● **Your task**: Start with the line that contains "Clone this chart in Apache ECharts." and end with the line that contains "const chart = echarts.init(document.getElementById('chart'))"; retype those lines and the ones between them exactly, without any pictures.

━━━ Material provided ━━━

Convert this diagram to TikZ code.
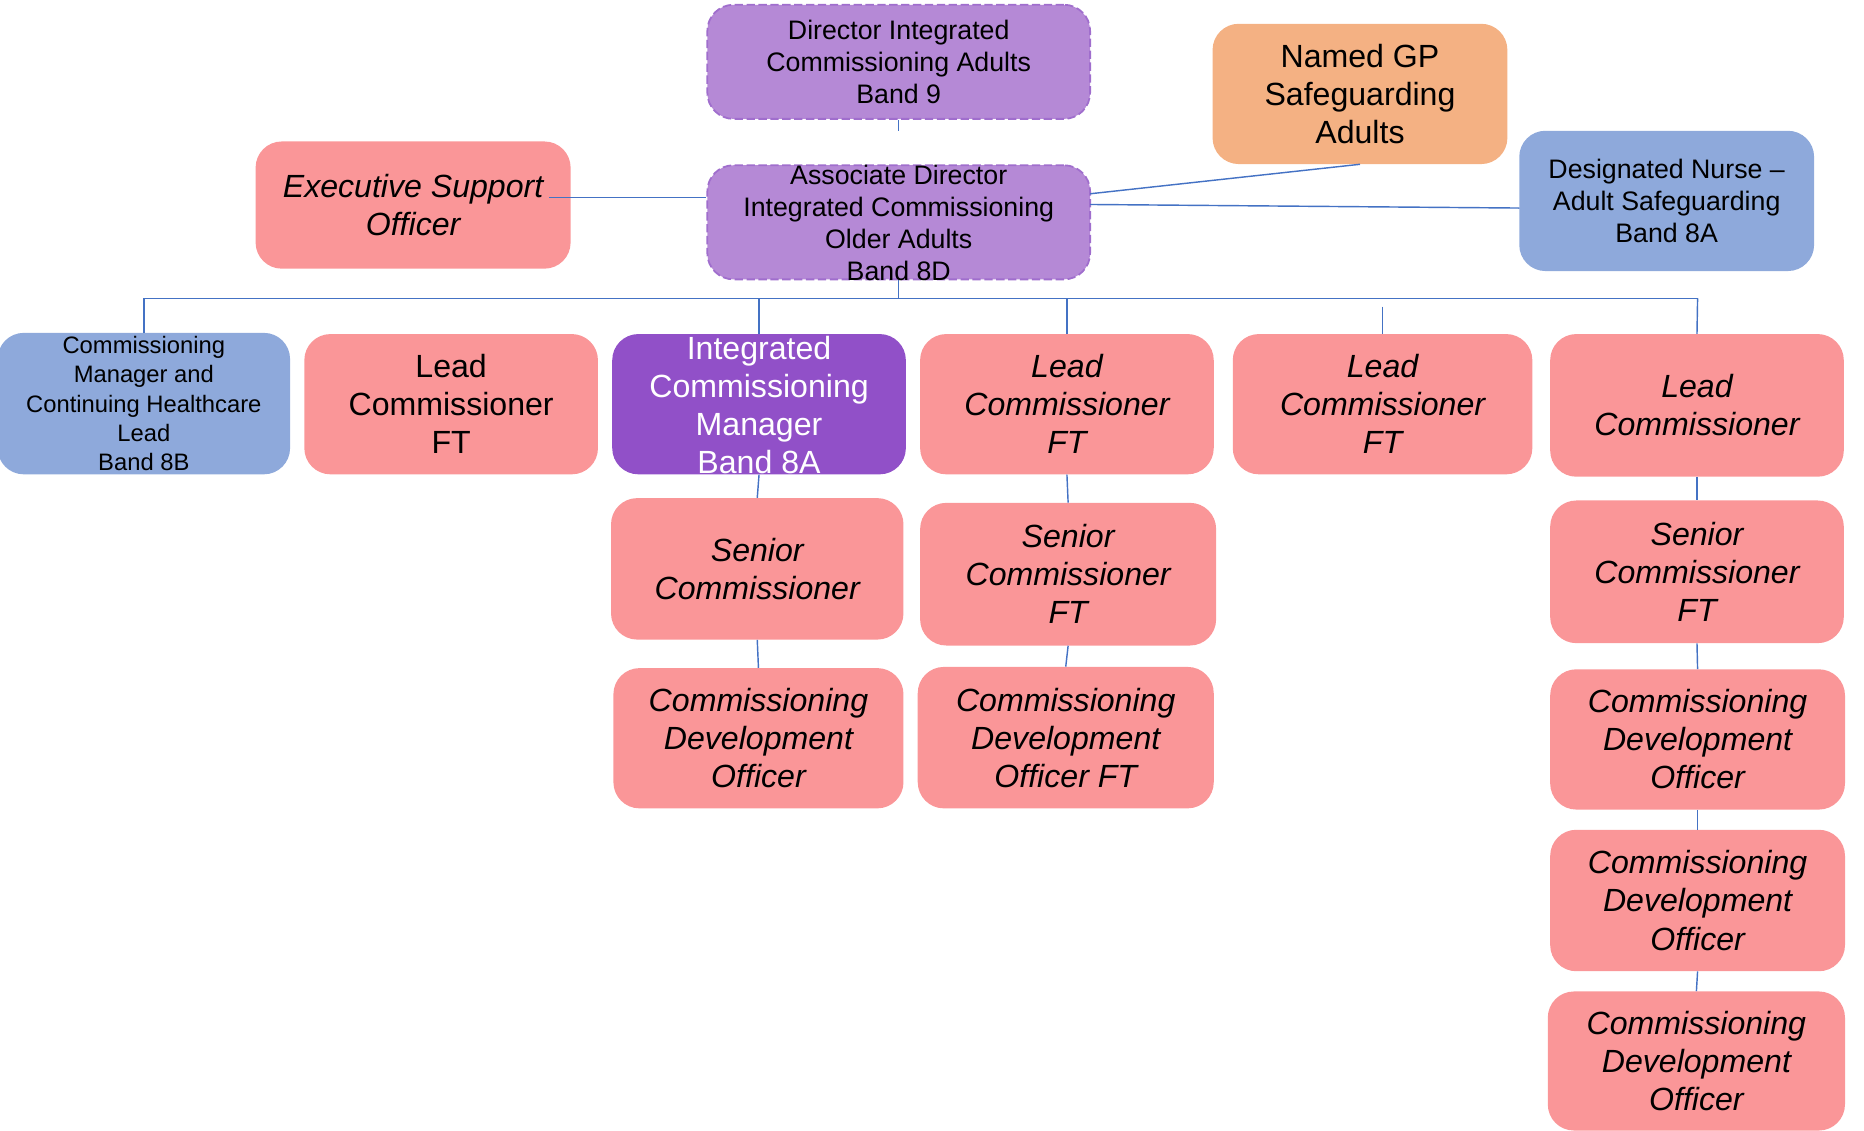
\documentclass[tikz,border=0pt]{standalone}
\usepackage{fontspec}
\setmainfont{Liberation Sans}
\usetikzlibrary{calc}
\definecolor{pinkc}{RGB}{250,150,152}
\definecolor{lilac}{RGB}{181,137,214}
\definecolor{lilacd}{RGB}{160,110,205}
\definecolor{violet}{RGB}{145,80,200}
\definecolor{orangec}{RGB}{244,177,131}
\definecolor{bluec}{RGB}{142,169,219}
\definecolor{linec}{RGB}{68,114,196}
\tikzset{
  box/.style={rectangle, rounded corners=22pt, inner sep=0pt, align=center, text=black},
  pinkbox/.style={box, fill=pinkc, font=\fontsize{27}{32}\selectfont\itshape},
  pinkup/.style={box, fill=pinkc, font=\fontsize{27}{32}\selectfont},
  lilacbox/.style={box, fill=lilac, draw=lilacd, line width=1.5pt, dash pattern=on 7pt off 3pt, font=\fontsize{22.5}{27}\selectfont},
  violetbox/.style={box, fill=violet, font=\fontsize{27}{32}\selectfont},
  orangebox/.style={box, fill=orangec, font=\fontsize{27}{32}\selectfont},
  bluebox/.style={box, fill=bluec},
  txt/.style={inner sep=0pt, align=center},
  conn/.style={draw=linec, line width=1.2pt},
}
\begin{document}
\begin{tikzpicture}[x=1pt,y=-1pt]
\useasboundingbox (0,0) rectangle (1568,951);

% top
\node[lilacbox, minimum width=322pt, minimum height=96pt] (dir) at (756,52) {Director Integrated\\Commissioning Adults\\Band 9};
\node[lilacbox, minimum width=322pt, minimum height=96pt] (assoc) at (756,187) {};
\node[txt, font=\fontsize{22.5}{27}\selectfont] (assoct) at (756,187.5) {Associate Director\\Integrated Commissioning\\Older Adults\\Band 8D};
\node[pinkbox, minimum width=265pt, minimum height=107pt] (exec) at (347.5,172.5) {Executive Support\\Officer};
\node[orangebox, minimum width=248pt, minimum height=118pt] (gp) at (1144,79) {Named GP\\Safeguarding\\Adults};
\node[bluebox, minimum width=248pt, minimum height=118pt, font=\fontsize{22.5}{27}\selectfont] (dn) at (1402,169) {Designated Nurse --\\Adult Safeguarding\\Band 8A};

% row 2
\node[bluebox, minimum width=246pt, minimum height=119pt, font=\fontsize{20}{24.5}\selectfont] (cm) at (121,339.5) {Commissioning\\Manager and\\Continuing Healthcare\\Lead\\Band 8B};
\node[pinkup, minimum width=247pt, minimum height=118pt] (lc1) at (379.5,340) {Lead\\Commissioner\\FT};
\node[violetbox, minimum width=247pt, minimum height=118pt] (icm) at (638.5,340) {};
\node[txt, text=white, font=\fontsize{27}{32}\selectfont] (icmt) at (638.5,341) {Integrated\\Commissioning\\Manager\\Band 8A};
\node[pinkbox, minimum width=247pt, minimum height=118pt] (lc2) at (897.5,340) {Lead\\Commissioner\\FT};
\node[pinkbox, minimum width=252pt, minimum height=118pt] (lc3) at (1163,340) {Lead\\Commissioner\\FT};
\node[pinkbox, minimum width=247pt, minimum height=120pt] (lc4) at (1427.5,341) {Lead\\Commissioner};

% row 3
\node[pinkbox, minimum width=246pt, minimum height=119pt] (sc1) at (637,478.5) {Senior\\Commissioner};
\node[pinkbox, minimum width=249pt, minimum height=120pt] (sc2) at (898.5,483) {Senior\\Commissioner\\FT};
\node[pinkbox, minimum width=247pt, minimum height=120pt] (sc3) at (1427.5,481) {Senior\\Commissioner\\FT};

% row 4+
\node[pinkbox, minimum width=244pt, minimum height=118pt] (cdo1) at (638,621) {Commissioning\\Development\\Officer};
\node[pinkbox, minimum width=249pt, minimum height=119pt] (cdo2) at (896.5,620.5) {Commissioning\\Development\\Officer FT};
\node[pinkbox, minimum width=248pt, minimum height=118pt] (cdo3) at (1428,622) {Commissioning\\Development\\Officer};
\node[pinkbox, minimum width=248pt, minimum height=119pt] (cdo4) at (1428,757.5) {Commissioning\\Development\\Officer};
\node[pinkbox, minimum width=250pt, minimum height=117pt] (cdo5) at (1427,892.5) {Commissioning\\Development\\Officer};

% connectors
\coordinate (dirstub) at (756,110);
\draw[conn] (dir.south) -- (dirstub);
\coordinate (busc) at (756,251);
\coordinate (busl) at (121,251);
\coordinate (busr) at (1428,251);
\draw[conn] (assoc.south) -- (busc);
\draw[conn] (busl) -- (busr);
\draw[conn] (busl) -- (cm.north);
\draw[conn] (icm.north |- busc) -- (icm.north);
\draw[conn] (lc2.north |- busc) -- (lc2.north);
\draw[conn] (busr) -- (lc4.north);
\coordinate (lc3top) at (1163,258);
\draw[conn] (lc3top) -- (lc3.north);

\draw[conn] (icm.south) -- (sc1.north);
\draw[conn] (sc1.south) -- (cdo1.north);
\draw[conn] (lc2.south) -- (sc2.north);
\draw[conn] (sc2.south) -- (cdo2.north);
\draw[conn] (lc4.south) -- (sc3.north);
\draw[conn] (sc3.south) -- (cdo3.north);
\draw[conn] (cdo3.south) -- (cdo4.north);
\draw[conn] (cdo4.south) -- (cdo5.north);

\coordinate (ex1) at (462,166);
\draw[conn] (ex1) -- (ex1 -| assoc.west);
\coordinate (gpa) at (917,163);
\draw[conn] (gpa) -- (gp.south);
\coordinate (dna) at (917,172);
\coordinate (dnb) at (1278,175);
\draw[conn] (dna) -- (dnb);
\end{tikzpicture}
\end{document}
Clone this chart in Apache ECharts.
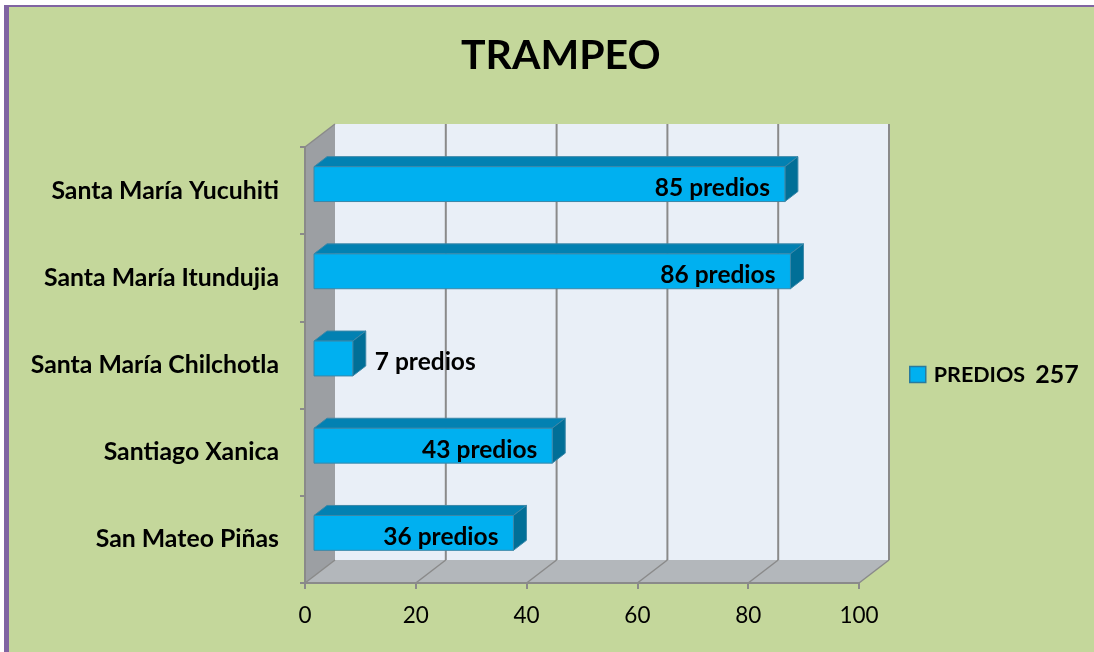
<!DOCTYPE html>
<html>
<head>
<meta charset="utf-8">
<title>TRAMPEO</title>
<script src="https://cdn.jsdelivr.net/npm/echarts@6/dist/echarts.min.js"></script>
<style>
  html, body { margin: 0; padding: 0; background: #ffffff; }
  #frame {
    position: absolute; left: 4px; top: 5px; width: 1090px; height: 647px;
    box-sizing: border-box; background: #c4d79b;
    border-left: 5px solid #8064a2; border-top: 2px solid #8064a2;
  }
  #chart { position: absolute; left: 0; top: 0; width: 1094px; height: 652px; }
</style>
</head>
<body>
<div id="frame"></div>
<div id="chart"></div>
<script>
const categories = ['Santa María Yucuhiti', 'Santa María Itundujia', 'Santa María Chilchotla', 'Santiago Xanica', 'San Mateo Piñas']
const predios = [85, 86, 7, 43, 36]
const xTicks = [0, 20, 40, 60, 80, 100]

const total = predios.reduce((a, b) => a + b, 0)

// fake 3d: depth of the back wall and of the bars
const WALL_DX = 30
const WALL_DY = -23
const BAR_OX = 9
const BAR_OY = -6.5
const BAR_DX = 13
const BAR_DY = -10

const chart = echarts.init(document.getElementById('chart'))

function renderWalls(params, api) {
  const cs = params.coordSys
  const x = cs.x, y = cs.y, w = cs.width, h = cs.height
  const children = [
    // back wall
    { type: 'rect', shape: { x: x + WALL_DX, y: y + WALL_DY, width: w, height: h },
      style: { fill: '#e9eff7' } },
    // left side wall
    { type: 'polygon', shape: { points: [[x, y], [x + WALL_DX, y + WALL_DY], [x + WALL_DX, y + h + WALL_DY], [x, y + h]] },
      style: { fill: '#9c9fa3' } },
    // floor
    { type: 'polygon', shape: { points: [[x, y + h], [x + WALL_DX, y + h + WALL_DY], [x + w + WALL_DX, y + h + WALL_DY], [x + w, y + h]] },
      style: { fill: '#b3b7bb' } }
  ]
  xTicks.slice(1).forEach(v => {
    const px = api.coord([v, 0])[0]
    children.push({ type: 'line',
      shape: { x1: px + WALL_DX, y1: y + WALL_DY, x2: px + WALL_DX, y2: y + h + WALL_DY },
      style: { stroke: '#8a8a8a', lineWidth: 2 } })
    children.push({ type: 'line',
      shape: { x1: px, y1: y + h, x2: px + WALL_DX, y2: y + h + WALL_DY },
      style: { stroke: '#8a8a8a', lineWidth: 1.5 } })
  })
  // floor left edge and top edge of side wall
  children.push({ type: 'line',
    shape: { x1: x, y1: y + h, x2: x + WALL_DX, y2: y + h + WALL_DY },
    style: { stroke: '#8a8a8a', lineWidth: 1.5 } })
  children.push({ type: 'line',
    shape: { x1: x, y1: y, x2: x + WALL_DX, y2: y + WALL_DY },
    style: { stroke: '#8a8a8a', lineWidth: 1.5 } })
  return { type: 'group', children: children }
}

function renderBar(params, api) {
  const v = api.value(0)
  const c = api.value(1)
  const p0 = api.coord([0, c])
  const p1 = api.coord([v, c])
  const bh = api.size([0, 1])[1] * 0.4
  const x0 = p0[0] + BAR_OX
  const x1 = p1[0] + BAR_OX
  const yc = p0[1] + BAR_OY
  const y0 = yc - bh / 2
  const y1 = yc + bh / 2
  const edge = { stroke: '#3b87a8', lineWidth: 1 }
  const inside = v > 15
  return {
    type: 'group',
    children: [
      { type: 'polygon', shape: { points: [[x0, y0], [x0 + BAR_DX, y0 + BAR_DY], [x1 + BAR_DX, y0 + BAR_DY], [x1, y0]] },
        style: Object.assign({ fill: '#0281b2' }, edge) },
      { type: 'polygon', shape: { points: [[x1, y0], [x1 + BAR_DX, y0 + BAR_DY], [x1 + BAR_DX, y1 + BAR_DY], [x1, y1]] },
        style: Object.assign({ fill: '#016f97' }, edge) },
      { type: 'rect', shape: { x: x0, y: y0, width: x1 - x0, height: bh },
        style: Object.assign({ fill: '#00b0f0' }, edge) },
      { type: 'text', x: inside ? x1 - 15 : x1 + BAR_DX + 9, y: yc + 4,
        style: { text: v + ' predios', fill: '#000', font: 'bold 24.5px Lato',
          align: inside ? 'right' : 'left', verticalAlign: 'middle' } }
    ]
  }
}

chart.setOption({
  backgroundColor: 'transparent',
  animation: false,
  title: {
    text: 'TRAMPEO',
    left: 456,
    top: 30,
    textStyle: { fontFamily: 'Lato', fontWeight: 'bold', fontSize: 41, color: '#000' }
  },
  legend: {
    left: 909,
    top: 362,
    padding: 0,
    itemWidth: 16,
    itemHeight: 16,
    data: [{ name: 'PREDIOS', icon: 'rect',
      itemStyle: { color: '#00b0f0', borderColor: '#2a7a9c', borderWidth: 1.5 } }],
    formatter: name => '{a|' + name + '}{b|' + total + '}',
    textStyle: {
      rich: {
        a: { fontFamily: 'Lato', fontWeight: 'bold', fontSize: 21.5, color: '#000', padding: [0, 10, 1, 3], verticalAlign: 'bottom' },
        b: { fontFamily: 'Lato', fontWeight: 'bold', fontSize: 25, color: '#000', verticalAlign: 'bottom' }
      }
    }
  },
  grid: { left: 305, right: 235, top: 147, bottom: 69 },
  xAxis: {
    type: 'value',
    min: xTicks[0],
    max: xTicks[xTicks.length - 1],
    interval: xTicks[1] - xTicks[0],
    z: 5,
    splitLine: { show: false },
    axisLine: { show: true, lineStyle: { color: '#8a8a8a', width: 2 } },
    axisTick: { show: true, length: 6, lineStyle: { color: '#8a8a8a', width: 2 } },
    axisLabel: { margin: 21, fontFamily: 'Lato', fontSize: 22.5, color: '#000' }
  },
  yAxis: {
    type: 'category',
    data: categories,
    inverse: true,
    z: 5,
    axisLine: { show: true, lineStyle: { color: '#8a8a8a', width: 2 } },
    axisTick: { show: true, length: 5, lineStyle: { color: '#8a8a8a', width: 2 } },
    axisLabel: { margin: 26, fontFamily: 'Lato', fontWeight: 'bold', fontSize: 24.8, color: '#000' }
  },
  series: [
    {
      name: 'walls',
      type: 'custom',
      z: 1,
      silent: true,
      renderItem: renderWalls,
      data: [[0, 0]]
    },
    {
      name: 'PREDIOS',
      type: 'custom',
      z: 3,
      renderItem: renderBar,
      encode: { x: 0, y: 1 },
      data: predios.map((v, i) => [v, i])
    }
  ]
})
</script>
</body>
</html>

━━━

● **Response to this exercise**:
Clone this chart in Apache ECharts.
<!DOCTYPE html>
<html>
<head>
<meta charset="utf-8">
<title>TRAMPEO</title>
<script src="https://cdn.jsdelivr.net/npm/echarts@6/dist/echarts.min.js"></script>
<style>
  html, body { margin: 0; padding: 0; background: #ffffff; }
  #frame {
    position: absolute; left: 4px; top: 5px; width: 1090px; height: 647px;
    box-sizing: border-box; background: #c4d79b;
    border-left: 5px solid #8064a2; border-top: 2px solid #8064a2;
  }
  #chart { position: absolute; left: 0; top: 0; width: 1094px; height: 652px; }
</style>
</head>
<body>
<div id="frame"></div>
<div id="chart"></div>
<script>
const categories = ['Santa María Yucuhiti', 'Santa María Itundujia', 'Santa María Chilchotla', 'Santiago Xanica', 'San Mateo Piñas']
const predios = [85, 86, 7, 43, 36]
const xTicks = [0, 20, 40, 60, 80, 100]

const total = predios.reduce((a, b) => a + b, 0)

// fake 3d: depth of the back wall and of the bars
const WALL_DX = 30
const WALL_DY = -23
const BAR_OX = 9
const BAR_OY = -6.5
const BAR_DX = 13
const BAR_DY = -10

const chart = echarts.init(document.getElementById('chart'))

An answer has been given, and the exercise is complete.